# The problem:
Leaving the pictures out, print the lines from the first line of the listing through the line containing "0.4297, 0.43, 0.43];", exactly as they read, and no others.

Entries with chart source code

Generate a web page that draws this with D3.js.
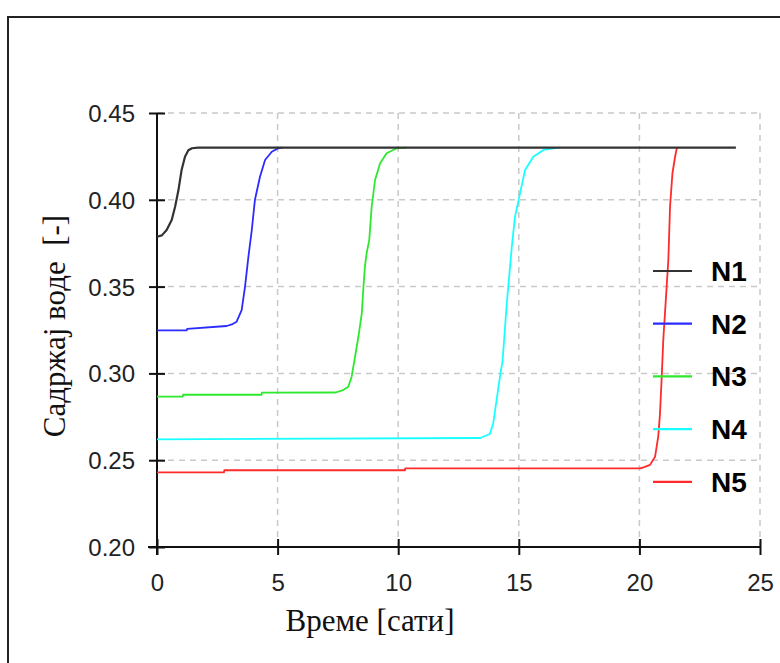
<!DOCTYPE html>
<html>
<head>
<meta charset="utf-8">
<script src="https://cdn.jsdelivr.net/npm/d3@7"></script>
<style>
  html, body { margin: 0; padding: 0; background: #fff; }
  svg { display: block; }
</style>
</head>
<body>
<svg id="chart" width="780" height="663"></svg>
<script>
// Water content over time at five nodes
const seriesNames = ["N1", "N2", "N3", "N4", "N5"];
const seriesColors = ["#333333", "#2b2bff", "#2ee82e", "#18ffff", "#ff2a2a"];

const n1Time  = [0, 0.2, 0.4, 0.61, 0.75, 0.89, 1.02, 1.16, 1.30, 1.45, 1.7, 24];
const n1Value = [0.3787, 0.3795, 0.3826, 0.3884, 0.396, 0.4056, 0.4172, 0.4248, 0.4285, 0.4297, 0.43, 0.43];

const n2Time  = [0, 1.23, 1.25, 2.89, 3.1, 3.30, 3.51, 3.65, 3.79, 3.93, 4.06, 4.27, 4.48, 4.76, 5.03, 5.2];
const n2Value = [0.3248, 0.3248, 0.3256, 0.3273, 0.3282, 0.3298, 0.3365, 0.35, 0.3672, 0.3826, 0.40, 0.4133, 0.4229, 0.4277, 0.4297, 0.43];

const n3Time  = [0, 1.07, 1.08, 4.34, 4.35, 7.4, 7.72, 7.93, 8.07, 8.21, 8.35, 8.49, 8.56, 8.62, 8.69, 8.80, 8.90, 9.04, 9.25, 9.52, 9.94, 10.35];
const n3Value = [0.2866, 0.2866, 0.2877, 0.2877, 0.2889, 0.2890, 0.2904, 0.2923, 0.2981, 0.3096, 0.3211, 0.3346, 0.35, 0.3615, 0.3692, 0.3768, 0.396, 0.4114, 0.421, 0.4268, 0.4297, 0.43];

const n4Time  = [0, 13.4, 13.8, 13.94, 14.08, 14.22, 14.33, 14.5, 14.71, 14.84, 15.05, 15.26, 15.6, 16.02, 16.43, 16.7];
const n4Value = [0.2620, 0.2628, 0.2651, 0.2713, 0.2847, 0.2981, 0.3077, 0.34, 0.373, 0.390, 0.4037, 0.4172, 0.4248, 0.4287, 0.4297, 0.43];

const n5Time  = [0, 2.78, 2.79, 10.28, 10.29, 20.03, 20.2, 20.44, 20.65, 20.78, 20.85, 20.92, 20.99, 21.13, 21.2, 21.27, 21.37, 21.48, 21.55, 21.6];
const n5Value = [0.2430, 0.2430, 0.2442, 0.2442, 0.2453, 0.2453, 0.2460, 0.2473, 0.252, 0.2636, 0.2760, 0.2962, 0.3192, 0.35, 0.3653, 0.396, 0.4153, 0.4248, 0.4297, 0.43];

const xTicks = [0, 5, 10, 15, 20, 25];
const yTicks = [0.20, 0.25, 0.30, 0.35, 0.40, 0.45];
const xTitle = "Време [сати]";
const yTitle = "Садржај воде\u00a0\u00a0[-]";

const seriesTimes = [n1Time, n2Time, n3Time, n4Time, n5Time];
const seriesValues = [n1Value, n2Value, n3Value, n4Value, n5Value];

const svg = d3.select("#chart");

// outer frame
svg.append("rect")
  .attr("x", 8).attr("y", 17)
  .attr("width", 800).attr("height", 700)
  .attr("fill", "none").attr("stroke", "#222").attr("stroke-width", 2);

const x = d3.scaleLinear().domain([0, 25]).range([157, 760]);
const y = d3.scaleLinear().domain([0.20, 0.45]).range([547, 113]);

const tickFont = "'Liberation Sans', Arial, sans-serif";
const titleFont = "'Liberation Serif', 'Times New Roman', serif";

// dashed grid
const grid = svg.append("g").attr("stroke", "#c9c9c9").attr("stroke-width", 1.5)
  .attr("stroke-dasharray", "6,5");
grid.selectAll("line.h").data(yTicks.filter(d => d > 0.2)).join("line")
  .attr("class", "h")
  .attr("x1", x(0)).attr("x2", x(25))
  .attr("y1", d => y(d)).attr("y2", d => y(d));
grid.selectAll("line.v").data(xTicks.filter(d => d > 0)).join("line")
  .attr("class", "v")
  .attr("x1", d => x(d)).attr("x2", d => x(d))
  .attr("y1", y(0.45)).attr("y2", y(0.20));

// axes
const xAxis = svg.append("g")
  .attr("transform", `translate(0,${y(0.20)})`)
  .call(d3.axisBottom(x).tickValues(xTicks).tickFormat(d3.format("d")).tickSizeOuter(0));
const yAxis = svg.append("g")
  .attr("transform", `translate(${x(0)},0)`)
  .call(d3.axisLeft(y).tickValues(yTicks).tickFormat(d3.format(".2f")).tickSizeOuter(0));

[xAxis, yAxis].forEach(g => {
  g.select(".domain").attr("stroke", "#111").attr("stroke-width", 2);
  g.selectAll(".tick line").attr("stroke", "#111").attr("stroke-width", 2);
  g.selectAll(".tick text")
    .attr("font-family", tickFont).attr("font-size", 24)
    .attr("fill", "#222");
});
xAxis.select(".domain").attr("d", `M${x(0) - 9},0H${x(25)}`);
xAxis.selectAll(".tick line").attr("y1", -8).attr("y2", 8);
xAxis.selectAll(".tick text").attr("y", 36).attr("dy", "0.35em");
yAxis.select(".domain").attr("d", `M0,${y(0.45)}V${y(0.20) + 8}`);
yAxis.selectAll(".tick line").attr("x1", -8).attr("x2", 8);
yAxis.selectAll(".tick text").attr("x", -22).attr("dy", "0.35em");

// axis titles
svg.append("text")
  .attr("x", 370).attr("y", 631)
  .attr("text-anchor", "middle")
  .attr("font-family", titleFont)
  .attr("font-size", 31).attr("fill", "#111")
  .text(xTitle);
svg.append("text")
  .attr("transform", "translate(65,326) rotate(-90)")
  .attr("text-anchor", "middle")
  .attr("font-family", titleFont)
  .attr("font-size", 31).attr("fill", "#111")
  .text(yTitle);

// series lines
const line = d3.line().x(d => x(d[0])).y(d => y(d[1]));
const plot = svg.append("g");
[4, 3, 2, 1, 0].forEach(i => {
  const pts = seriesTimes[i].map((t, k) => [t, seriesValues[i][k]]);
  plot.append("path")
    .datum(pts)
    .attr("fill", "none")
    .attr("stroke", seriesColors[i])
    .attr("stroke-width", i === 0 ? 2.2 : 1.8)
    .attr("stroke-linejoin", "round")
    .attr("d", line);
});

// legend
const legend = svg.append("g");
seriesNames.forEach((name, i) => {
  const ly = 271 + i * 52.7;
  legend.append("line")
    .attr("x1", 653).attr("x2", 692)
    .attr("y1", ly).attr("y2", ly)
    .attr("stroke", seriesColors[i]).attr("stroke-width", 2.2);
  legend.append("text")
    .attr("x", 711).attr("y", ly).attr("dy", "0.36em")
    .attr("font-family", "'Liberation Sans', Arial, sans-serif")
    .attr("font-weight", "bold").attr("font-size", 28)
    .attr("fill", "#000")
    .text(name);
});
</script>
</body>
</html>
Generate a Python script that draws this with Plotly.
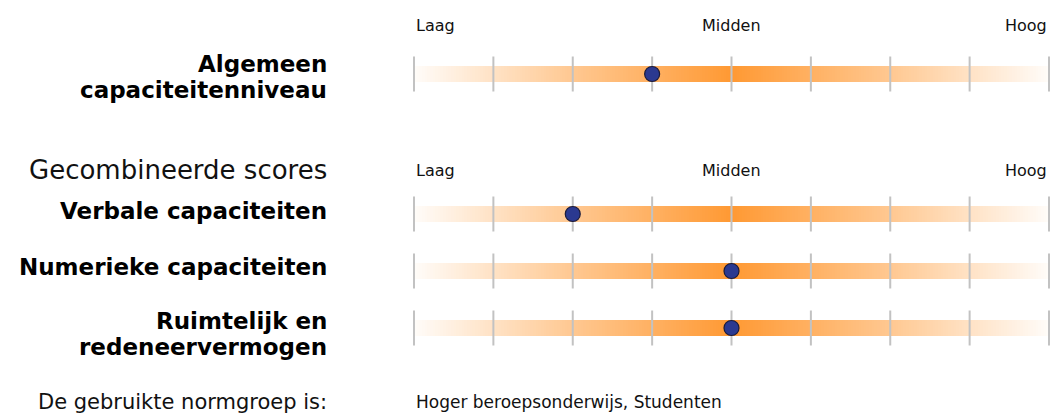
import numpy as np
import plotly.graph_objects as go

# ---- data ----
scale_labels = ["Laag", "Midden", "Hoog"]
scale_label_pos = [0, 4, 8]
ticks = [0, 1, 2, 3, 4, 5, 6, 7, 8]
categories = [["Algemeen", "capaciteitenniveau"], ["Verbale capaciteiten"],
              ["Numerieke capaciteiten"], ["Ruimtelijk en", "redeneervermogen"]]
scores = [3, 2, 4, 4]
section_title = "Gecombineerde scores"
norm_label = "De gebruikte normgroep is:"
norm_value = "Hoger beroepsonderwijs, Studenten"

# ---- layout constants ----
W, H = 1054, 416
x0_px, x8_px = 414, 1049
span = (ticks[-1] - ticks[0]) * W / (x8_px - x0_px)
r0 = ticks[0] - x0_px / W * span
r1 = r0 + span
row_y = [74, 214, 271, 328]
scale_y = [25, 170]
bar_h = 16
label_x = 329 / W
line_gap = 26
FONT = "DejaVu Sans"

fig = go.Figure()

# gradient bars
n = 240
edges = np.linspace(ticks[0], ticks[-1], n + 1)
centers = (edges[:-1] + edges[1:]) / 2
mid = (ticks[0] + ticks[-1]) / 2
grad = 1 - np.abs(centers - mid) / (mid - ticks[0])
cs = [[0, "#FFFCF9"], [0.5, "#FFC891"], [1, "#FF9933"]]
for y in row_y:
    fig.add_trace(go.Heatmap(x=edges, y=[y - bar_h / 2, y + bar_h / 2], z=[grad],
                             colorscale=cs, zmin=0, zmax=1, showscale=False,
                             hoverinfo="skip"))

# tick marks
for y in row_y:
    fig.add_trace(go.Scatter(x=ticks, y=[y] * len(ticks), mode="markers",
                             marker=dict(symbol="line-ns", size=25,
                                         line=dict(width=2, color="#C2C2C2")),
                             hoverinfo="skip", showlegend=False, cliponaxis=False))

# score dots
fig.add_trace(go.Scatter(x=scores, y=row_y, mode="markers",
                         marker=dict(size=15, color="#2B3990",
                                     line=dict(width=1.2, color="#1B1B3A")),
                         showlegend=False, cliponaxis=False))

ann = []
# scale labels
for sy in scale_y:
    for lab, p in zip(scale_labels, scale_label_pos):
        xa = "left" if p == ticks[0] else ("right" if p == ticks[-1] else "center")
        ann.append(dict(x=p, y=sy, xref="x", yref="y", text=lab, showarrow=False,
                        xanchor=xa, yanchor="middle",
                        font=dict(family=FONT, size=16, color="#111111")))
# category labels (one annotation per line)
label_center = [77, 211, 267, 334]
for lines, yc in zip(categories, label_center):
    k = len(lines)
    for i, ln in enumerate(lines):
        y = yc + (i - (k - 1) / 2) * line_gap
        ann.append(dict(x=label_x, y=y, xref="paper", yref="y", text="<b>" + ln + "</b>",
                        showarrow=False, xanchor="right", yanchor="middle",
                        font=dict(family=FONT, size=23, color="#000000")))
ann.append(dict(x=label_x, y=170, xref="paper", yref="y", text=section_title,
                showarrow=False, xanchor="right", yanchor="middle",
                font=dict(family=FONT, size=26, color="#111111")))
ann.append(dict(x=label_x, y=402, xref="paper", yref="y", text=norm_label,
                showarrow=False, xanchor="right", yanchor="middle",
                font=dict(family=FONT, size=21, color="#111111")))
ann.append(dict(x=ticks[0], y=402, xref="x", yref="y", text=norm_value,
                showarrow=False, xanchor="left", yanchor="middle",
                font=dict(family=FONT, size=17, color="#111111")))

fig.update_layout(
    width=W, height=H, margin=dict(l=0, r=0, t=0, b=0),
    paper_bgcolor="white", plot_bgcolor="white",
    xaxis=dict(range=[r0, r1], visible=False, fixedrange=True),
    yaxis=dict(range=[H, 0], visible=False, fixedrange=True),
    annotations=ann, showlegend=False,
)
fig.write_html("out.html", config={"displayModeBar": False},
               post_script="document.body.style.margin='0';document.body.style.overflow='hidden';")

# Result of this task:
Generate a web page that draws this with D3.js.
<!DOCTYPE html>
<html>
<head>
<meta charset="utf-8">
<script src="https://cdn.jsdelivr.net/npm/d3@7"></script>
<style>
  html, body { margin: 0; padding: 0; background: #fff; }
  svg { display: block; }
</style>
</head>
<body>
<svg id="chart" width="780" height="663"></svg>
<script>
// Water content over time at five nodes
const seriesNames = ["N1", "N2", "N3", "N4", "N5"];
const seriesColors = ["#333333", "#2b2bff", "#2ee82e", "#18ffff", "#ff2a2a"];

const n1Time  = [0, 0.2, 0.4, 0.61, 0.75, 0.89, 1.02, 1.16, 1.30, 1.45, 1.7, 24];
const n1Value = [0.3787, 0.3795, 0.3826, 0.3884, 0.396, 0.4056, 0.4172, 0.4248, 0.4285, 0.4297, 0.43, 0.43];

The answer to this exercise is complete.